Instructions for the task | Return every line below as is, leaving out the pictures.

Dataset extract |

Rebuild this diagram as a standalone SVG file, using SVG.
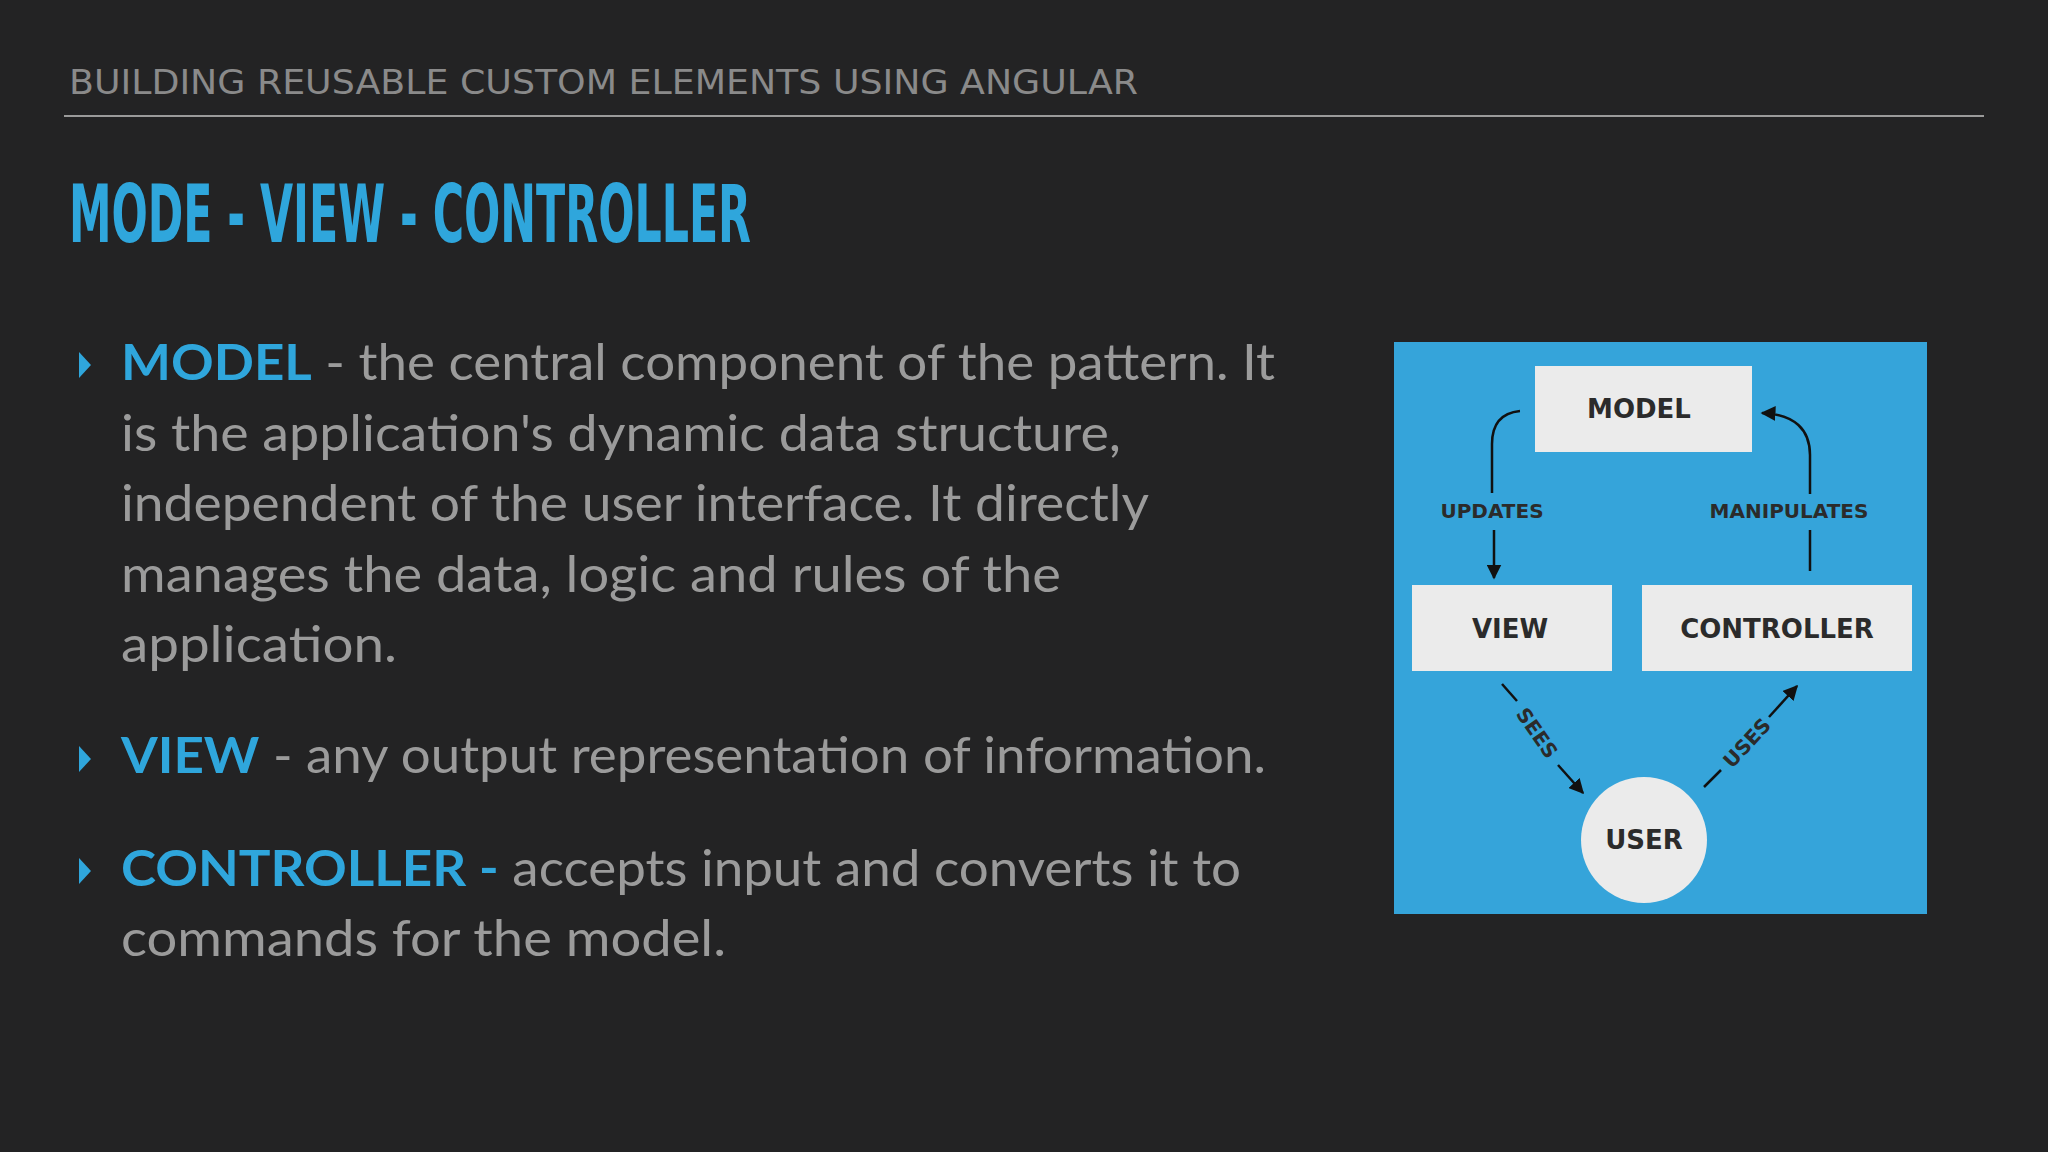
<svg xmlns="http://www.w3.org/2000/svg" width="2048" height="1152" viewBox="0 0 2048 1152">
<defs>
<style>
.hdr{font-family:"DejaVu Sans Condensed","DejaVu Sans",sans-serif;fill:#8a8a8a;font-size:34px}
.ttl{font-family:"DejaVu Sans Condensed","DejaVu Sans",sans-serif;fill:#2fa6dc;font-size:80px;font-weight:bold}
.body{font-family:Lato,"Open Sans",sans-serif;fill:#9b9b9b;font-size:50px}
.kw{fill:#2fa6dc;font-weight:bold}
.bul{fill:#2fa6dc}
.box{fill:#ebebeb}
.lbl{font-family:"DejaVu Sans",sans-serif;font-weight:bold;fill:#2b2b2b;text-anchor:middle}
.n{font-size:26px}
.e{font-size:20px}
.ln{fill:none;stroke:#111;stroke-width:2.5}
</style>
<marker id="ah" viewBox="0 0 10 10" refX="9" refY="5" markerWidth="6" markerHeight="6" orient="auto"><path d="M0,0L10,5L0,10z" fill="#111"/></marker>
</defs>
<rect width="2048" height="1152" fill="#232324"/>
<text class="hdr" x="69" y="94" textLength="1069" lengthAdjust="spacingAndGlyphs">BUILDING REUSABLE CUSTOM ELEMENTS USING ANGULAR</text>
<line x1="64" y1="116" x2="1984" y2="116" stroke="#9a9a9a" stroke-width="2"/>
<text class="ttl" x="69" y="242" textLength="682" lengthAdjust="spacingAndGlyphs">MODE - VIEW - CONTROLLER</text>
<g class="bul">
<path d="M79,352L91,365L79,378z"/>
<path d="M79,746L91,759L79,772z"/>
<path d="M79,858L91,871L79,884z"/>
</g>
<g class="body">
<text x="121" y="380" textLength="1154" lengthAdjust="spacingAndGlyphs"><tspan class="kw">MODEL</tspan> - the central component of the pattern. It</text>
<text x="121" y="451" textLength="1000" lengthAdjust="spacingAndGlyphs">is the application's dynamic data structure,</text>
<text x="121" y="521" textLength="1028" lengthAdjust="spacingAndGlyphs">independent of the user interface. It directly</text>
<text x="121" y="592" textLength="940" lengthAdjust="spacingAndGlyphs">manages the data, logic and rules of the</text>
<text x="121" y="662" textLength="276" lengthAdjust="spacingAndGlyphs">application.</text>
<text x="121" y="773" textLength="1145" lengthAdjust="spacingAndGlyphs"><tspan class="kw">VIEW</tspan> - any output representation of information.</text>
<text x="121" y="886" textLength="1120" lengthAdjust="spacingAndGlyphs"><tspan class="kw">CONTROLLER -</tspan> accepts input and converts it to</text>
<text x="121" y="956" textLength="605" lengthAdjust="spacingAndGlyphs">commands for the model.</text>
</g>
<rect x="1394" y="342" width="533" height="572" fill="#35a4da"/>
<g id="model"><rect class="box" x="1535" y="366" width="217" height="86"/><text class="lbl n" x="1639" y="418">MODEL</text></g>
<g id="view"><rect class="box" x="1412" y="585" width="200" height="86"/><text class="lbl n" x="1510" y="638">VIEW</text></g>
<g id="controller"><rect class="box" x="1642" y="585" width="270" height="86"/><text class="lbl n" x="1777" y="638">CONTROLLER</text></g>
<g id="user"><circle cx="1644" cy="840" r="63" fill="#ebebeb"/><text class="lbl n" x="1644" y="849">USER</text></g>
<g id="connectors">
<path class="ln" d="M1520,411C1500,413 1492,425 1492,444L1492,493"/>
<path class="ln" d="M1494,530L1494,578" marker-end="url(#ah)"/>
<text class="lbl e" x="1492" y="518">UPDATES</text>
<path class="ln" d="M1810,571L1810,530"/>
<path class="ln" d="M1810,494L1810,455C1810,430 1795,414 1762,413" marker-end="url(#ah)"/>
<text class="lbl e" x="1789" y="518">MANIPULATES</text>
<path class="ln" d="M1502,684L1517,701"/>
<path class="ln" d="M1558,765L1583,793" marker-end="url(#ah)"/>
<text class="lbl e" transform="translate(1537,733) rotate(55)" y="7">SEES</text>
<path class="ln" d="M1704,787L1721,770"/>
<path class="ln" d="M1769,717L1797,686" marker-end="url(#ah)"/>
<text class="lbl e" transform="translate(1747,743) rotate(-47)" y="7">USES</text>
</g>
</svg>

Expected answer |
Rebuild this diagram as a standalone SVG file, using SVG.
<svg xmlns="http://www.w3.org/2000/svg" width="2048" height="1152" viewBox="0 0 2048 1152">
<defs>
<style>
.hdr{font-family:"DejaVu Sans Condensed","DejaVu Sans",sans-serif;fill:#8a8a8a;font-size:34px}
.ttl{font-family:"DejaVu Sans Condensed","DejaVu Sans",sans-serif;fill:#2fa6dc;font-size:80px;font-weight:bold}
.body{font-family:Lato,"Open Sans",sans-serif;fill:#9b9b9b;font-size:50px}
.kw{fill:#2fa6dc;font-weight:bold}
.bul{fill:#2fa6dc}
.box{fill:#ebebeb}
.lbl{font-family:"DejaVu Sans",sans-serif;font-weight:bold;fill:#2b2b2b;text-anchor:middle}
.n{font-size:26px}
.e{font-size:20px}
.ln{fill:none;stroke:#111;stroke-width:2.5}
</style>
<marker id="ah" viewBox="0 0 10 10" refX="9" refY="5" markerWidth="6" markerHeight="6" orient="auto"><path d="M0,0L10,5L0,10z" fill="#111"/></marker>
</defs>
<rect width="2048" height="1152" fill="#232324"/>
<text class="hdr" x="69" y="94" textLength="1069" lengthAdjust="spacingAndGlyphs">BUILDING REUSABLE CUSTOM ELEMENTS USING ANGULAR</text>
<line x1="64" y1="116" x2="1984" y2="116" stroke="#9a9a9a" stroke-width="2"/>
<text class="ttl" x="69" y="242" textLength="682" lengthAdjust="spacingAndGlyphs">MODE - VIEW - CONTROLLER</text>
<g class="bul">
<path d="M79,352L91,365L79,378z"/>
<path d="M79,746L91,759L79,772z"/>
<path d="M79,858L91,871L79,884z"/>
</g>
<g class="body">
<text x="121" y="380" textLength="1154" lengthAdjust="spacingAndGlyphs"><tspan class="kw">MODEL</tspan> - the central component of the pattern. It</text>
<text x="121" y="451" textLength="1000" lengthAdjust="spacingAndGlyphs">is the application's dynamic data structure,</text>
<text x="121" y="521" textLength="1028" lengthAdjust="spacingAndGlyphs">independent of the user interface. It directly</text>
<text x="121" y="592" textLength="940" lengthAdjust="spacingAndGlyphs">manages the data, logic and rules of the</text>
<text x="121" y="662" textLength="276" lengthAdjust="spacingAndGlyphs">application.</text>
<text x="121" y="773" textLength="1145" lengthAdjust="spacingAndGlyphs"><tspan class="kw">VIEW</tspan> - any output representation of information.</text>
<text x="121" y="886" textLength="1120" lengthAdjust="spacingAndGlyphs"><tspan class="kw">CONTROLLER -</tspan> accepts input and converts it to</text>
<text x="121" y="956" textLength="605" lengthAdjust="spacingAndGlyphs">commands for the model.</text>
</g>
<rect x="1394" y="342" width="533" height="572" fill="#35a4da"/>
<g id="model"><rect class="box" x="1535" y="366" width="217" height="86"/><text class="lbl n" x="1639" y="418">MODEL</text></g>
<g id="view"><rect class="box" x="1412" y="585" width="200" height="86"/><text class="lbl n" x="1510" y="638">VIEW</text></g>
<g id="controller"><rect class="box" x="1642" y="585" width="270" height="86"/><text class="lbl n" x="1777" y="638">CONTROLLER</text></g>
<g id="user"><circle cx="1644" cy="840" r="63" fill="#ebebeb"/><text class="lbl n" x="1644" y="849">USER</text></g>
<g id="connectors">
<path class="ln" d="M1520,411C1500,413 1492,425 1492,444L1492,493"/>
<path class="ln" d="M1494,530L1494,578" marker-end="url(#ah)"/>
<text class="lbl e" x="1492" y="518">UPDATES</text>
<path class="ln" d="M1810,571L1810,530"/>
<path class="ln" d="M1810,494L1810,455C1810,430 1795,414 1762,413" marker-end="url(#ah)"/>
<text class="lbl e" x="1789" y="518">MANIPULATES</text>
<path class="ln" d="M1502,684L1517,701"/>
<path class="ln" d="M1558,765L1583,793" marker-end="url(#ah)"/>
<text class="lbl e" transform="translate(1537,733) rotate(55)" y="7">SEES</text>
<path class="ln" d="M1704,787L1721,770"/>
<path class="ln" d="M1769,717L1797,686" marker-end="url(#ah)"/>
<text class="lbl e" transform="translate(1747,743) rotate(-47)" y="7">USES</text>
</g>
</svg>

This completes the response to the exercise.